▶ Short task
Copy out each line exactly; pictures stay out of the copy.

▶ Dataset excerpt

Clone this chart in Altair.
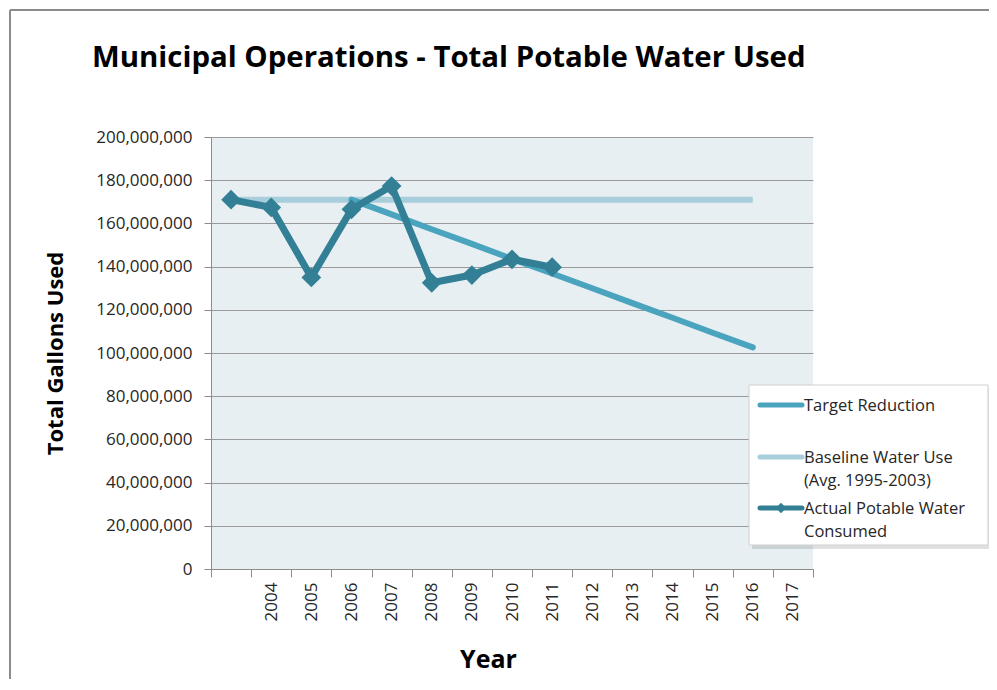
import altair as alt
import pandas as pd

# ---------------- data ----------------
categories = ["1995-2003", "2004", "2005", "2006", "2007", "2008", "2009", "2010",
              "2011", "2012", "2013", "2014", "2015", "2016", "2017"]

actual_years = ["1995-2003", "2004", "2005", "2006", "2007", "2008", "2009", "2010", "2011"]
actual_values = [171.0, 167.4, 135.0, 166.5, 177.3, 132.5, 136.1, 143.4, 139.7]  # million gallons

baseline_years = ["1995-2003", "2004", "2005", "2006", "2007", "2008", "2009", "2010",
                  "2011", "2012", "2013", "2014", "2015", "2016"]
baseline_values = [171.0, 171.0, 171.0, 171.0, 171.0, 171.0, 171.0, 171.0,
                   171.0, 171.0, 171.0, 171.0, 171.0, 171.0]

target_years = ["2006", "2007", "2008", "2009", "2010", "2011", "2012", "2013",
                "2014", "2015", "2016"]
target_values = [171.0, 164.2, 157.3, 150.5, 143.6, 136.8, 130.0, 123.1, 116.3, 109.4, 102.6]

series_names = ["Target Reduction", "Baseline Water Use (Avg. 1995-2003)",
                "Actual Potable Water Consumed"]
legend_labels = ["Target Reduction", "Baseline Water Use\n(Avg. 1995-2003)",
                 "Actual Potable Water\nConsumed"]
series_colors = ["#4AA4BE", "#A9CEDB", "#327F96"]

y_ticks = [0, 20000000, 40000000, 60000000, 80000000, 100000000,
           120000000, 140000000, 160000000, 180000000, 200000000]

chart_title = "Municipal Operations - Total Potable Water Used"

# ---------------- table ----------------
rows = []
for name, yrs, vals in [(series_names[0], target_years, target_values),
                        (series_names[1], baseline_years, baseline_values),
                        (series_names[2], actual_years, actual_values)]:
    for yr, v in zip(yrs, vals):
        rows.append({"series": name, "year": yr, "gallons": v * 1e6})
df = pd.DataFrame(rows)
one = pd.DataFrame({"k": [0]})

FONT = "Open Sans"
GRAY = "#8c8c8c"
TXT = "#262626"

x_enc = alt.X(
    "year:N",
    bandPosition=0.5,
    scale=alt.Scale(type="band", domain=categories, paddingInner=0, paddingOuter=0),
    axis=alt.Axis(
        title="Year", tickBand="extent", labelAngle=270,
        labelExpr="datum.value == '1995-2003' ? '' : datum.value",
        labelFont=FONT, labelFontSize=17, labelColor=TXT, labelPadding=5,
        tickColor=GRAY, tickSize=8, domainColor=GRAY, grid=False,
        titleFont=FONT, titleFontSize=25, titleFontWeight="bold", titleColor="black",
        titleX=277, titleY=98, titleBaseline="alphabetic", titleAlign="center",
    ),
)
y_enc = alt.Y(
    "gallons:Q",
    scale=alt.Scale(domain=[0, 200000000], nice=False),
    axis=alt.Axis(
        title="Total Gallons Used", values=y_ticks,
        labelExpr="format(datum.value, ',')",
        labelFont=FONT, labelFontSize=17, labelColor=TXT, labelPadding=12,
        tickColor=GRAY, tickSize=7, domainColor=GRAY,
        grid=True, gridColor="#9a9a9a", gridWidth=1,
        titleFont=FONT, titleFontSize=22, titleFontWeight="bold", titleColor="black",
        titleAngle=270, titleX=-156, titleY=216, titleAlign="center", titleBaseline="middle",
    ),
)
c_enc = alt.Color("series:N", scale=alt.Scale(domain=series_names, range=series_colors), legend=None)

base = alt.Chart(df).encode(x=x_enc, y=y_enc, color=c_enc)

baseline_line = base.transform_filter(alt.datum.series == series_names[1]).mark_line(
    strokeWidth=6, strokeCap="butt")
target_line = base.transform_filter(alt.datum.series == series_names[0]).mark_line(
    strokeWidth=6, strokeCap="round")
actual_line = base.transform_filter(alt.datum.series == series_names[2]).mark_line(
    strokeWidth=7, strokeJoin="round", strokeCap="round")
actual_pts = base.transform_filter(alt.datum.series == series_names[2]).mark_point(
    shape="diamond", filled=True, size=390, opacity=1)

# outer frame
frame_top = alt.Chart(one).mark_rule(color=GRAY, strokeWidth=2).encode(
    x=alt.value(-201), x2=alt.value(800), y=alt.value(-127))
frame_left = alt.Chart(one).mark_rule(color=GRAY, strokeWidth=2).encode(
    x=alt.value(-201), y=alt.value(-127), y2=alt.value(600))

# chart title
title_text = alt.Chart(one).mark_text(
    text=chart_title, align="left", baseline="alphabetic", font=FONT,
    fontSize=29.4, fontWeight="bold", color="black").encode(
    x=alt.value(-119), y=alt.value(-70))

# legend box
shadow = alt.Chart(one).mark_rect(color="#000000", opacity=0.12).encode(
    x=alt.value(541), x2=alt.value(781), y=alt.value(251), y2=alt.value(412))
box = alt.Chart(one).mark_rect(color="white", stroke="#cfcfcf", strokeWidth=1).encode(
    x=alt.value(538), x2=alt.value(777), y=alt.value(248), y2=alt.value(408))

legend_layers = [shadow, box]
entry_y = [268, 320, 371]
for i in range(3):
    legend_layers.append(
        alt.Chart(one).mark_rule(color=series_colors[i], strokeWidth=5, strokeCap="round").encode(
            x=alt.value(549), x2=alt.value(591), y=alt.value(entry_y[i])))
    legend_layers.append(
        alt.Chart(one).mark_text(text=legend_labels[i], lineBreak="\n", align="left",
                                 baseline="alphabetic", font=FONT, fontSize=16.5,
                                 lineHeight=23, color=TXT).encode(
            x=alt.value(593), y=alt.value(entry_y[i] + 6)))
legend_layers.append(
    alt.Chart(one).mark_point(shape="diamond", filled=True, size=110, opacity=1,
                              color=series_colors[2]).encode(
        x=alt.value(570), y=alt.value(entry_y[2])))

chart = alt.layer(
    frame_top, frame_left, title_text,
    baseline_line, target_line, actual_line, actual_pts,
    *legend_layers,
).properties(
    width=602, height=432,
    background="white",
    autosize=alt.AutoSizeParams(type="none"),
    padding={"left": 203, "top": 129, "right": 176, "bottom": 110},
).configure_view(
    fill="#E8EFF3", strokeWidth=0
)

chart.save("out.html", embed_options={"renderer": "svg", "actions": False})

▶ Output
Clone this chart in Altair.
import altair as alt
import pandas as pd

# ---------------- data ----------------
categories = ["1995-2003", "2004", "2005", "2006", "2007", "2008", "2009", "2010",
              "2011", "2012", "2013", "2014", "2015", "2016", "2017"]

actual_years = ["1995-2003", "2004", "2005", "2006", "2007", "2008", "2009", "2010", "2011"]
actual_values = [171.0, 167.4, 135.0, 166.5, 177.3, 132.5, 136.1, 143.4, 139.7]  # million gallons

baseline_years = ["1995-2003", "2004", "2005", "2006", "2007", "2008", "2009", "2010",
                  "2011", "2012", "2013", "2014", "2015", "2016"]
baseline_values = [171.0, 171.0, 171.0, 171.0, 171.0, 171.0, 171.0, 171.0,
                   171.0, 171.0, 171.0, 171.0, 171.0, 171.0]

target_years = ["2006", "2007", "2008", "2009", "2010", "2011", "2012", "2013",
                "2014", "2015", "2016"]
target_values = [171.0, 164.2, 157.3, 150.5, 143.6, 136.8, 130.0, 123.1, 116.3, 109.4, 102.6]

series_names = ["Target Reduction", "Baseline Water Use (Avg. 1995-2003)",
                "Actual Potable Water Consumed"]
legend_labels = ["Target Reduction", "Baseline Water Use\n(Avg. 1995-2003)",
                 "Actual Potable Water\nConsumed"]
series_colors = ["#4AA4BE", "#A9CEDB", "#327F96"]

y_ticks = [0, 20000000, 40000000, 60000000, 80000000, 100000000,
           120000000, 140000000, 160000000, 180000000, 200000000]

chart_title = "Municipal Operations - Total Potable Water Used"

# ---------------- table ----------------
rows = []
for name, yrs, vals in [(series_names[0], target_years, target_values),
                        (series_names[1], baseline_years, baseline_values),
                        (series_names[2], actual_years, actual_values)]:
    for yr, v in zip(yrs, vals):
        rows.append({"series": name, "year": yr, "gallons": v * 1e6})
df = pd.DataFrame(rows)
one = pd.DataFrame({"k": [0]})

FONT = "Open Sans"
GRAY = "#8c8c8c"
TXT = "#262626"

x_enc = alt.X(
    "year:N",
    bandPosition=0.5,
    scale=alt.Scale(type="band", domain=categories, paddingInner=0, paddingOuter=0),
    axis=alt.Axis(
        title="Year", tickBand="extent", labelAngle=270,
        labelExpr="datum.value == '1995-2003' ? '' : datum.value",
        labelFont=FONT, labelFontSize=17, labelColor=TXT, labelPadding=5,
        tickColor=GRAY, tickSize=8, domainColor=GRAY, grid=False,
        titleFont=FONT, titleFontSize=25, titleFontWeight="bold", titleColor="black",
        titleX=277, titleY=98, titleBaseline="alphabetic", titleAlign="center",
    ),
)
y_enc = alt.Y(
    "gallons:Q",
    scale=alt.Scale(domain=[0, 200000000], nice=False),
    axis=alt.Axis(
        title="Total Gallons Used", values=y_ticks,
        labelExpr="format(datum.value, ',')",
        labelFont=FONT, labelFontSize=17, labelColor=TXT, labelPadding=12,
        tickColor=GRAY, tickSize=7, domainColor=GRAY,
        grid=True, gridColor="#9a9a9a", gridWidth=1,
        titleFont=FONT, titleFontSize=22, titleFontWeight="bold", titleColor="black",
        titleAngle=270, titleX=-156, titleY=216, titleAlign="center", titleBaseline="middle",
    ),
)
c_enc = alt.Color("series:N", scale=alt.Scale(domain=series_names, range=series_colors), legend=None)

base = alt.Chart(df).encode(x=x_enc, y=y_enc, color=c_enc)

baseline_line = base.transform_filter(alt.datum.series == series_names[1]).mark_line(
    strokeWidth=6, strokeCap="butt")
target_line = base.transform_filter(alt.datum.series == series_names[0]).mark_line(
    strokeWidth=6, strokeCap="round")
actual_line = base.transform_filter(alt.datum.series == series_names[2]).mark_line(
    strokeWidth=7, strokeJoin="round", strokeCap="round")
actual_pts = base.transform_filter(alt.datum.series == series_names[2]).mark_point(
    shape="diamond", filled=True, size=390, opacity=1)

# outer frame
frame_top = alt.Chart(one).mark_rule(color=GRAY, strokeWidth=2).encode(
    x=alt.value(-201), x2=alt.value(800), y=alt.value(-127))
frame_left = alt.Chart(one).mark_rule(color=GRAY, strokeWidth=2).encode(
    x=alt.value(-201), y=alt.value(-127), y2=alt.value(600))

# chart title
title_text = alt.Chart(one).mark_text(
    text=chart_title, align="left", baseline="alphabetic", font=FONT,
    fontSize=29.4, fontWeight="bold", color="black").encode(
    x=alt.value(-119), y=alt.value(-70))

# legend box
shadow = alt.Chart(one).mark_rect(color="#000000", opacity=0.12).encode(
    x=alt.value(541), x2=alt.value(781), y=alt.value(251), y2=alt.value(412))
box = alt.Chart(one).mark_rect(color="white", stroke="#cfcfcf", strokeWidth=1).encode(
    x=alt.value(538), x2=alt.value(777), y=alt.value(248), y2=alt.value(408))

legend_layers = [shadow, box]
entry_y = [268, 320, 371]
for i in range(3):
    legend_layers.append(
        alt.Chart(one).mark_rule(color=series_colors[i], strokeWidth=5, strokeCap="round").encode(
            x=alt.value(549), x2=alt.value(591), y=alt.value(entry_y[i])))
    legend_layers.append(
        alt.Chart(one).mark_text(text=legend_labels[i], lineBreak="\n", align="left",
                                 baseline="alphabetic", font=FONT, fontSize=16.5,
                                 lineHeight=23, color=TXT).encode(
            x=alt.value(593), y=alt.value(entry_y[i] + 6)))
legend_layers.append(
    alt.Chart(one).mark_point(shape="diamond", filled=True, size=110, opacity=1,
                              color=series_colors[2]).encode(
        x=alt.value(570), y=alt.value(entry_y[2])))

chart = alt.layer(
    frame_top, frame_left, title_text,
    baseline_line, target_line, actual_line, actual_pts,
    *legend_layers,
).properties(
    width=602, height=432,
    background="white",
    autosize=alt.AutoSizeParams(type="none"),
    padding={"left": 203, "top": 129, "right": 176, "bottom": 110},
).configure_view(
    fill="#E8EFF3", strokeWidth=0
)

chart.save("out.html", embed_options={"renderer": "svg", "actions": False})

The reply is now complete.